ADDENDUM: DISAPPEARING CHINATOWN
Uncle's on Waverly and Clay, in their final iteration closed three years ago. For a long time it had been a lunch counter and bakery with good pies, and endless coffee. It's now a Szechuan something-or-other.
Sun Wah Kue Restaurant, on the corner of Washington Street and Ross Alley, had an orange chiffon pie which no one else does and many people fondly remember, as well as chops, ox tail, and the best waffles. Many old timers fondly remember the waffles. Booth seating, and a side door. Baked goods, daily lunch specials. A great place to dawdle over coffee and pastry on a rainy afternoon. The interior was formica, and plain white paint over wood, yellowed a bit and softened by the years.
New King Tin further down closed after a run of half a century, the restaurant that went in was a chachanteng which is now also gone.
Golden Dragon Barbecue on the upper corner of Washington Street and Waverly became a shop selling tacky souvenirs, and is now a discounter of large porcelain whatchamacallits.
Sun Hung Heung below Grant Avenue became a restaurant which in big bold characters (川味) tells the local people that they should not go there, Szechuan Taste! It caters entirely to gullible tourists and visiting provincials, and from what I hear the food and service are frighteningly awful.
Once upon a time there was delicious suckling pig.
Silver Restaurant changed hands and name, the food is decent, nice people work there, and they are open till ten.
Nam Yuen has been an empty building for over two decades.
Tao Tao Restaurant (陶陶茶樓), named after a famous dining spot in Hangchow (杭州), had existed since the very early thirties; the exterior recalled an elegant multistoried mansion in the Chinese style. It shut down a generation ago, and the paint-peeling building housed a bookstore and pop-music emporium for a while. It is now a general services centre, offering translation, tax prep, marriage introduction, job placement, immigration help, official forms, etcetera, while Woey Loy Goey (會來居) next door in the basement changed ownership and Chinese name, and hasn't served prime rib or beefsteak for an exceedingly long time.
New Moon Restaurant: changed hands at the beginning of the year, the Chinese name is different now, the roast ducks, barbecued pork, and hanging chickens are a glorious memory. The duck was that good.
It was delicious. I should have gone more often.
I wonder what happened to the people.
Empress of China Restaurant: closed in 2014.
New Lotus Garden: long time gone.
That place where I got a monumental MSG headache is also past tense.
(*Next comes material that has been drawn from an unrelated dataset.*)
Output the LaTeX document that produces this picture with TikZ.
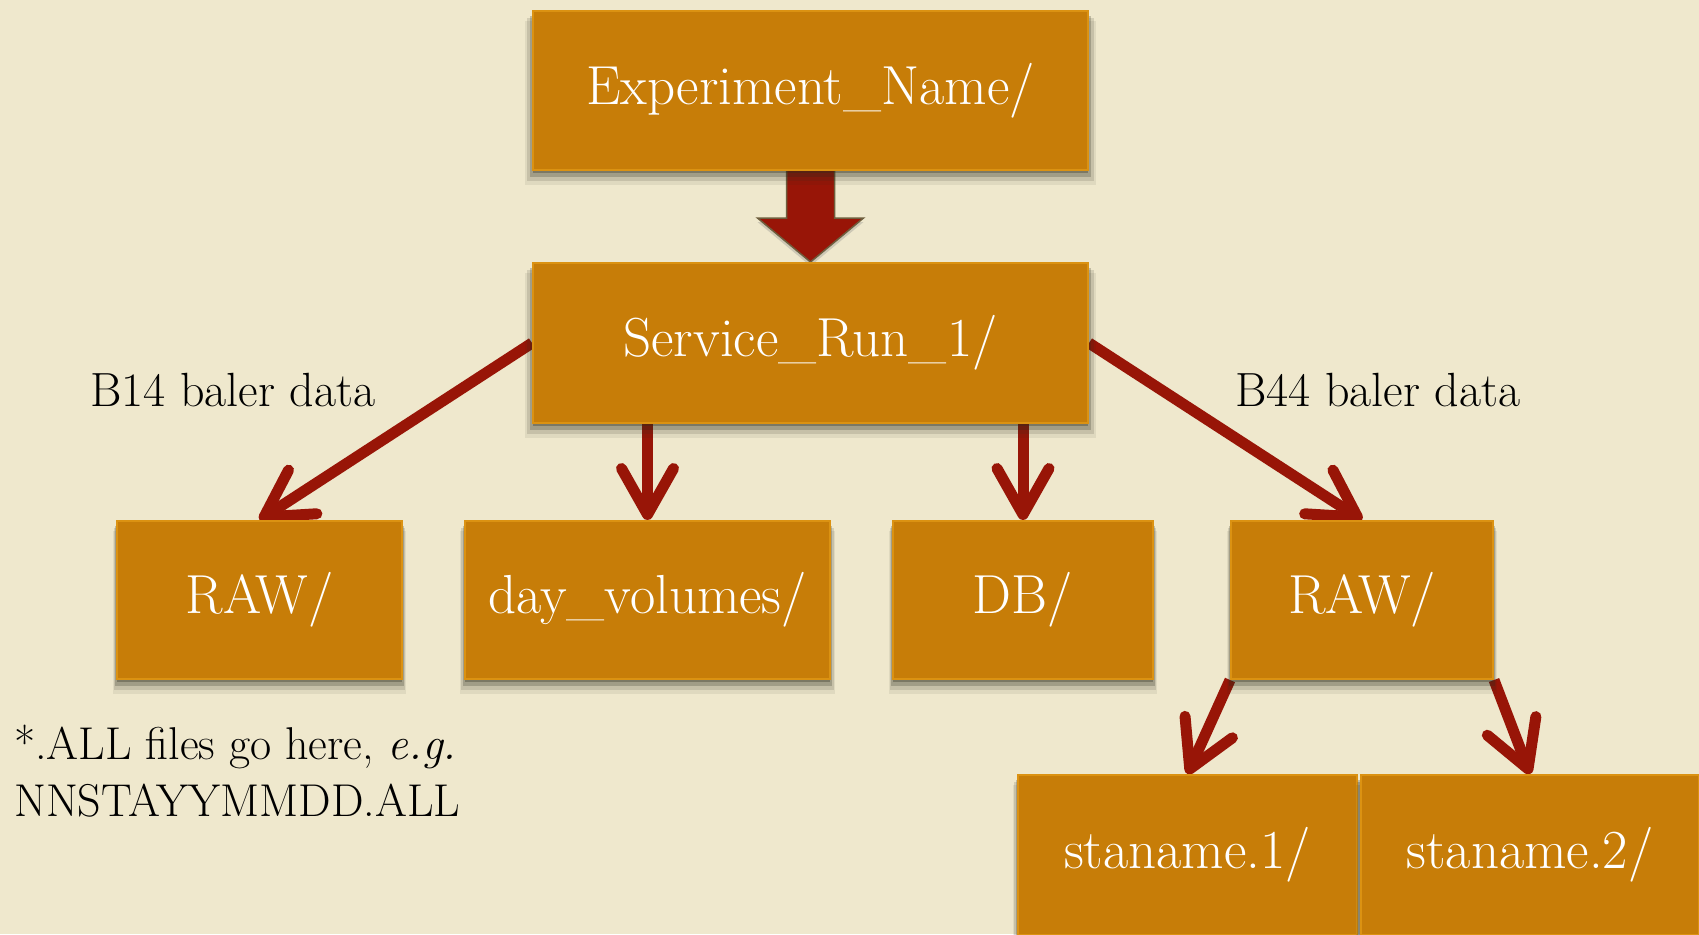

Ping Yuen Bakery on Jackson closed very many years ago, and is sorely missed. Endless coffee, open til nine, a very long counter at which a single man could sit after work doing crossword puzzles before going to the Great Star Theater a few doors down for a gangster movie. The Shanghainese noodle place is gone. The DPD is gone. You can't get those lovely pastries and dumplings at Yong Kee Rice Noodle Co. up the street anymore, they finally quit after three generations. Preserved egg in a flaky puff-crust, chicken buns, and Toishan daai bau.
Unfortunately I cannot remember the name of the place which served 'rice paddy chicken'. They brought them out for us to choose, and one them hopped out of the basket, then sat staring at us with big placid eyes.
Ribbit.
All of the movie theatres are gone, of course.